**Set exercise:** Review the material and extract every line in which the word "with" occurs.

**Data for the task:**
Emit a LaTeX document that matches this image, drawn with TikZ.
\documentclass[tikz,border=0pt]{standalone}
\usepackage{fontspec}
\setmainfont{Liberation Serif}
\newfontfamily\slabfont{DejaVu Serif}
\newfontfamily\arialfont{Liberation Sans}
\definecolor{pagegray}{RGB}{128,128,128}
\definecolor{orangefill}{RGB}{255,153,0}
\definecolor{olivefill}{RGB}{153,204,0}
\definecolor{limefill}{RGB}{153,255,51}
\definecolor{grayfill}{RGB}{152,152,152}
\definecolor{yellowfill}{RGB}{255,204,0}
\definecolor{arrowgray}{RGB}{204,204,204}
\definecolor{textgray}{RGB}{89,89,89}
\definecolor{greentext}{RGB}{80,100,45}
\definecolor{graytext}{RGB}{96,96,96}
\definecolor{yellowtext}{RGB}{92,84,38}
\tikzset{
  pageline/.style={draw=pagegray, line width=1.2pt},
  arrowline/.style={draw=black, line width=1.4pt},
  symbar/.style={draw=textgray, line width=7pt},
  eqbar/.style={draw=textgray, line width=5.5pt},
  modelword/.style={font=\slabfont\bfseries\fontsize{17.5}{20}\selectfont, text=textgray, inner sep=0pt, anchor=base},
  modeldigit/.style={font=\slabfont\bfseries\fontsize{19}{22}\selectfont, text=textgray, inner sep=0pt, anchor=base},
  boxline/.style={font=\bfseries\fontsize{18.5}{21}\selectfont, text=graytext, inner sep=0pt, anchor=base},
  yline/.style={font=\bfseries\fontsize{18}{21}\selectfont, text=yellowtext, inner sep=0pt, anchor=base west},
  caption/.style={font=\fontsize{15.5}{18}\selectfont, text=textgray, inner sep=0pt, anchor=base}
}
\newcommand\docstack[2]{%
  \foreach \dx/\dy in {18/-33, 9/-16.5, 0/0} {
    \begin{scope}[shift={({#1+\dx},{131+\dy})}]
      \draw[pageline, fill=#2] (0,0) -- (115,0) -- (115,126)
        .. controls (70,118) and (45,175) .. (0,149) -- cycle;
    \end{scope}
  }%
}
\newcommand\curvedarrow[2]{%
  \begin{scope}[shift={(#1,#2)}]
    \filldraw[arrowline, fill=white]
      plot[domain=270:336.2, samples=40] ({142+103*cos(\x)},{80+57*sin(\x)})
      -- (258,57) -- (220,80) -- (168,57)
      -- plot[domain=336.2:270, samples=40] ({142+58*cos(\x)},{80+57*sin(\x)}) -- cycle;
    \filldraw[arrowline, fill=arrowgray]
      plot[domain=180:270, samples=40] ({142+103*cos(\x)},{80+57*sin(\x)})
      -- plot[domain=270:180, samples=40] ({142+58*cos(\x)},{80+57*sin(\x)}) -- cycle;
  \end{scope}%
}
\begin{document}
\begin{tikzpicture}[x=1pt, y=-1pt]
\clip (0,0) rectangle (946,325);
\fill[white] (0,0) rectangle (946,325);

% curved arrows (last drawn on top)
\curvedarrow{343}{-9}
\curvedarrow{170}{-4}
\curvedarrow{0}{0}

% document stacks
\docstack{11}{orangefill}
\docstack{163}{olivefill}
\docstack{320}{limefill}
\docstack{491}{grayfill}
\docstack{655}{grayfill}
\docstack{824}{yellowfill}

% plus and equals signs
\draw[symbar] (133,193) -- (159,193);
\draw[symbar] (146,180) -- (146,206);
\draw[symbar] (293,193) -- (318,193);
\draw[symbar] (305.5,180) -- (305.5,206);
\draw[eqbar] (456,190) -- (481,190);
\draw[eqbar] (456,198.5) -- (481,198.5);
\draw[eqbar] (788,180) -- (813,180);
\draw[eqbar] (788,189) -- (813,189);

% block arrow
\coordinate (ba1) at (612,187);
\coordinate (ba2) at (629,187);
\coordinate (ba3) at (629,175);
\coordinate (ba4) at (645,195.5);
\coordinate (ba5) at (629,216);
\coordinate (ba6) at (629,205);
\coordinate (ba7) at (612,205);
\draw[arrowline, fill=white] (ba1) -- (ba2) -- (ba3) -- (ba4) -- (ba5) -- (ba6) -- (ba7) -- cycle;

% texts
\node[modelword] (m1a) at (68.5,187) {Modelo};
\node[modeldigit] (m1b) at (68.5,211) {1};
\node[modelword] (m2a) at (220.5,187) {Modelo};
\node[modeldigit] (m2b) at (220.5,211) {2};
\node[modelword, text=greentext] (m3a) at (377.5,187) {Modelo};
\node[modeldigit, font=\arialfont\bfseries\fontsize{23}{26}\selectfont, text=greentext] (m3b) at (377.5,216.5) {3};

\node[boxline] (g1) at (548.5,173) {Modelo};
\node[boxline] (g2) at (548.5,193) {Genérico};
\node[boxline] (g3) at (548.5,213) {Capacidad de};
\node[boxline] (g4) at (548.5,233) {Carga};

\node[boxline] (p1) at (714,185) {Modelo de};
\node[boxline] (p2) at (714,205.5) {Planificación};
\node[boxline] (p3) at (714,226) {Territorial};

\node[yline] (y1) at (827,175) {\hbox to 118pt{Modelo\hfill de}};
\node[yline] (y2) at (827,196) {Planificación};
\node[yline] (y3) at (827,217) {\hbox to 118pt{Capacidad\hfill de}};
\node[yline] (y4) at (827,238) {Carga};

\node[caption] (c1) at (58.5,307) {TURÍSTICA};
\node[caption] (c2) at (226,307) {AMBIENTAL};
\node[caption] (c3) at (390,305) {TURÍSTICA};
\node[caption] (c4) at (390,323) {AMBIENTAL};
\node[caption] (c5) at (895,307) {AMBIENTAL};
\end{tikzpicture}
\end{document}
* * *
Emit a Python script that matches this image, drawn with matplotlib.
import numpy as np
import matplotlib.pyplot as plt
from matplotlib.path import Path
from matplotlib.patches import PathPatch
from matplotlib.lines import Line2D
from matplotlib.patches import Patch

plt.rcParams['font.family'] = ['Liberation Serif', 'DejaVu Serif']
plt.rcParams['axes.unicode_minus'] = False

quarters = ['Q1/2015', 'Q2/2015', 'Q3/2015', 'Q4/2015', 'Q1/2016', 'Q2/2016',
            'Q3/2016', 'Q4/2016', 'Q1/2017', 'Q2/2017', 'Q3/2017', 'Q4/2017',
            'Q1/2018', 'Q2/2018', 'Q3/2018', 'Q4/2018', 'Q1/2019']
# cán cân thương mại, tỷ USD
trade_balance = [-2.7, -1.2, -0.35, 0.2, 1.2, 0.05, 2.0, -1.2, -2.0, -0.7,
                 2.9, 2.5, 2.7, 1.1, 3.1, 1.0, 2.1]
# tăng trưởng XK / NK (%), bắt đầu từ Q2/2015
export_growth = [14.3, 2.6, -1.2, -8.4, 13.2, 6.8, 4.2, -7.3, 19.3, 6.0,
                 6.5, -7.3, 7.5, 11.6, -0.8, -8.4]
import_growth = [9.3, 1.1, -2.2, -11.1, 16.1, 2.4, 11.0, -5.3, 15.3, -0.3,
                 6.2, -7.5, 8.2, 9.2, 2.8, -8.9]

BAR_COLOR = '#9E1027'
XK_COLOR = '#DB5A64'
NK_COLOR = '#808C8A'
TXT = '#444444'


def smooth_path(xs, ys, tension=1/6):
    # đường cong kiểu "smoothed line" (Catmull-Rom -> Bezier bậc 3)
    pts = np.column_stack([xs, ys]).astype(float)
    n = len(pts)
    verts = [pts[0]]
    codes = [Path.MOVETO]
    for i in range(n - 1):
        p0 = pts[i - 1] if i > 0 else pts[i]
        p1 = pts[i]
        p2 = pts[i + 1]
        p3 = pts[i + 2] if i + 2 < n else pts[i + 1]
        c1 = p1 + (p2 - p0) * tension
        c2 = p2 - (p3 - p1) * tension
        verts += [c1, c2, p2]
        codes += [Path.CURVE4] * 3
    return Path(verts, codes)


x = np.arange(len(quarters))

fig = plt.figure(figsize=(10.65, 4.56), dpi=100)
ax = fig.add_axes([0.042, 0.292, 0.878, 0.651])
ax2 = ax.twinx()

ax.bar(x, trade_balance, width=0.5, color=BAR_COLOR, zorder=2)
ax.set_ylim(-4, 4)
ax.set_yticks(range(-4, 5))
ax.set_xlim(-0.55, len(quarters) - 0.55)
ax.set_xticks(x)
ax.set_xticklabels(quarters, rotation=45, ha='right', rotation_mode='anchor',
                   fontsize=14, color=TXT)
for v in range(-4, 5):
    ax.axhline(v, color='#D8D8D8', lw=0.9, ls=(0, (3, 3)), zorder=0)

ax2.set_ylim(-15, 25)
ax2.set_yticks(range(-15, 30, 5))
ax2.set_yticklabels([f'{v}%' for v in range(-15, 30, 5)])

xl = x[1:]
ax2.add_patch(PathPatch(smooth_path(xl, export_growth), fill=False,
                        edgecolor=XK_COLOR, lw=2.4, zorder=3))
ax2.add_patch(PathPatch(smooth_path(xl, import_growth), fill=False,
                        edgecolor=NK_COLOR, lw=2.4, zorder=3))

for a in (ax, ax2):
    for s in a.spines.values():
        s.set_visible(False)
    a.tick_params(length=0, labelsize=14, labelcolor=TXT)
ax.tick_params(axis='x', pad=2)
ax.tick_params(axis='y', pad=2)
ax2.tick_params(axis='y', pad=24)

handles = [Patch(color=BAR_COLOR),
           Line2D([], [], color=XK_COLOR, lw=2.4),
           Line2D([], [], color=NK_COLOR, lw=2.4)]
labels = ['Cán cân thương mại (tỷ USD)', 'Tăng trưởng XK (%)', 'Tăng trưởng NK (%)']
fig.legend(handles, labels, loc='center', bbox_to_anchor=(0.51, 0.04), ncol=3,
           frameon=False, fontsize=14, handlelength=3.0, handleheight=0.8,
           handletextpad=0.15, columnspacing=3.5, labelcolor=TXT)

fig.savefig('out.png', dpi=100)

**Solution to this task:**
Emit a LaTeX document that matches this image, drawn with TikZ.
Emit a Python script that matches this image, drawn with matplotlib.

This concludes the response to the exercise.